### Source data

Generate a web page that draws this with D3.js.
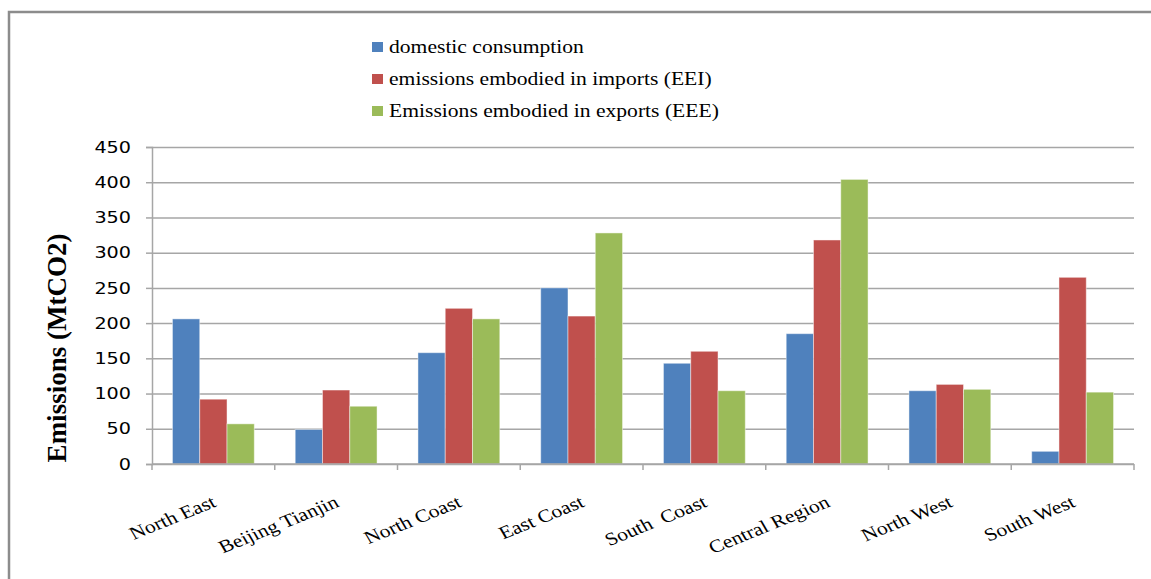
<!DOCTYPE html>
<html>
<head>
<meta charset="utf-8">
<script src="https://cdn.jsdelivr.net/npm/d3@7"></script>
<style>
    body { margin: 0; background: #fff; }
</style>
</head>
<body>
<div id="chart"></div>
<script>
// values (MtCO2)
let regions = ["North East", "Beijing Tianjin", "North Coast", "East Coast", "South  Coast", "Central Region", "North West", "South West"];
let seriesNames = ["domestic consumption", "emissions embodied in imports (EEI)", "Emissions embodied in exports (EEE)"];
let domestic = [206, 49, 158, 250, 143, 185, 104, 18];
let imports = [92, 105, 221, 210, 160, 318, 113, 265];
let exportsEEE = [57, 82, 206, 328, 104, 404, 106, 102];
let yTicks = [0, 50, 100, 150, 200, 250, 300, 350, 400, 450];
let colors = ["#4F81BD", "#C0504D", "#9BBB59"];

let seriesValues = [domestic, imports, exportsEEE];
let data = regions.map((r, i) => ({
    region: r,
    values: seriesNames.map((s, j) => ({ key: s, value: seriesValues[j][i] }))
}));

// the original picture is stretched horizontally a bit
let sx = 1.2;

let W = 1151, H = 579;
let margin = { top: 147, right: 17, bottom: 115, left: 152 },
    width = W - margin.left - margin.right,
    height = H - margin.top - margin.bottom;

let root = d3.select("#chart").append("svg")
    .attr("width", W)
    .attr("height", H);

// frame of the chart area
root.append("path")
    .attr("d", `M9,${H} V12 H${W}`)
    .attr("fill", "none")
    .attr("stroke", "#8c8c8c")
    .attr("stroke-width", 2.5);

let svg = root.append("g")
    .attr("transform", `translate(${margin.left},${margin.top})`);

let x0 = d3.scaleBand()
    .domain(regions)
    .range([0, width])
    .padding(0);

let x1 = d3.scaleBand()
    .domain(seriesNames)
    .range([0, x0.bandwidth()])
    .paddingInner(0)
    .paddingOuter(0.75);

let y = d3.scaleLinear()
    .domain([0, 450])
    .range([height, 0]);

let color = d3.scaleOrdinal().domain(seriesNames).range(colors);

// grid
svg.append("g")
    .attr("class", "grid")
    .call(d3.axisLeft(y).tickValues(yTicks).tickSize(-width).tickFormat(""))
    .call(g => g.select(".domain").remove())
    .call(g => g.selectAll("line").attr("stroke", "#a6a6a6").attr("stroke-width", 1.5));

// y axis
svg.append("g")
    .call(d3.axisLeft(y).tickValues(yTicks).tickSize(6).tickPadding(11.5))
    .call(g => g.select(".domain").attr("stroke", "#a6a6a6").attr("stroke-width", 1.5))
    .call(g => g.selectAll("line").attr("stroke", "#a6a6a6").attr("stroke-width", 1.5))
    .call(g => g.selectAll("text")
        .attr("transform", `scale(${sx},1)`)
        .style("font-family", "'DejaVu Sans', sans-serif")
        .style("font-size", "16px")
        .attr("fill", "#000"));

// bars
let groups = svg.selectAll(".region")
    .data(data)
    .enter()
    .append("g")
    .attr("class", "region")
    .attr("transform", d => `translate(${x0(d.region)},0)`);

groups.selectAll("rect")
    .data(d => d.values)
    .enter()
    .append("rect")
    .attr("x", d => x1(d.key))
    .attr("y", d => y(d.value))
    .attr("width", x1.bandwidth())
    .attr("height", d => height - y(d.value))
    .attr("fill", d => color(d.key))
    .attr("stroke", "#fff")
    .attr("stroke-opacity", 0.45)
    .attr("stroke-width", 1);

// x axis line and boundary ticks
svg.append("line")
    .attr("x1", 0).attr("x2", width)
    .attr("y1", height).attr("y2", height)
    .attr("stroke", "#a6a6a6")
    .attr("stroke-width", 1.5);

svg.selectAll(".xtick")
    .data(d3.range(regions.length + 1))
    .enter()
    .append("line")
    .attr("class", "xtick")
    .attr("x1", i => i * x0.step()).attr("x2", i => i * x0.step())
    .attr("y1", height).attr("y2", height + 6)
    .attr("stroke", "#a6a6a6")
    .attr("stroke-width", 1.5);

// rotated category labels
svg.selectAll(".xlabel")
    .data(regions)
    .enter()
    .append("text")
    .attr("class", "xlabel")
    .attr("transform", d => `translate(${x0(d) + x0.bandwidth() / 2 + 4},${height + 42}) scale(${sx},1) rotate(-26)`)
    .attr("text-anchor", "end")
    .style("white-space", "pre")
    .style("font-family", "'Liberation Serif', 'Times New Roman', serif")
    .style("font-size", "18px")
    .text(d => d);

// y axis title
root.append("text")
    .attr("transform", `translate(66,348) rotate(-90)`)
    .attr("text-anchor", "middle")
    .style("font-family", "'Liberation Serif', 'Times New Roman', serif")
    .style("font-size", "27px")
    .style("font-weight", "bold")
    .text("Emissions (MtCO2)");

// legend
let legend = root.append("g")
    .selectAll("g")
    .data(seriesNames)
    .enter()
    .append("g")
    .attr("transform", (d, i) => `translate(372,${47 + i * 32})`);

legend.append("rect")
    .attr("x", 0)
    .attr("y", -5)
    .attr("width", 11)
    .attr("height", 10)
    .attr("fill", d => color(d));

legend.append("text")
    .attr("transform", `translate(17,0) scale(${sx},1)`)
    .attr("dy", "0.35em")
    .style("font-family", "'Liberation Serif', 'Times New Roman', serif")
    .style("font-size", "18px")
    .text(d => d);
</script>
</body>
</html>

### Work required
Reproduce only the lines from the beginning of the data through the line that contains "let sx = 1.2;", both included, and please drop the pictures.

### Task response
Generate a web page that draws this with D3.js.
<!DOCTYPE html>
<html>
<head>
<meta charset="utf-8">
<script src="https://cdn.jsdelivr.net/npm/d3@7"></script>
<style>
    body { margin: 0; background: #fff; }
</style>
</head>
<body>
<div id="chart"></div>
<script>
// values (MtCO2)
let regions = ["North East", "Beijing Tianjin", "North Coast", "East Coast", "South  Coast", "Central Region", "North West", "South West"];
let seriesNames = ["domestic consumption", "emissions embodied in imports (EEI)", "Emissions embodied in exports (EEE)"];
let domestic = [206, 49, 158, 250, 143, 185, 104, 18];
let imports = [92, 105, 221, 210, 160, 318, 113, 265];
let exportsEEE = [57, 82, 206, 328, 104, 404, 106, 102];
let yTicks = [0, 50, 100, 150, 200, 250, 300, 350, 400, 450];
let colors = ["#4F81BD", "#C0504D", "#9BBB59"];

let seriesValues = [domestic, imports, exportsEEE];
let data = regions.map((r, i) => ({
    region: r,
    values: seriesNames.map((s, j) => ({ key: s, value: seriesValues[j][i] }))
}));

// the original picture is stretched horizontally a bit
let sx = 1.2;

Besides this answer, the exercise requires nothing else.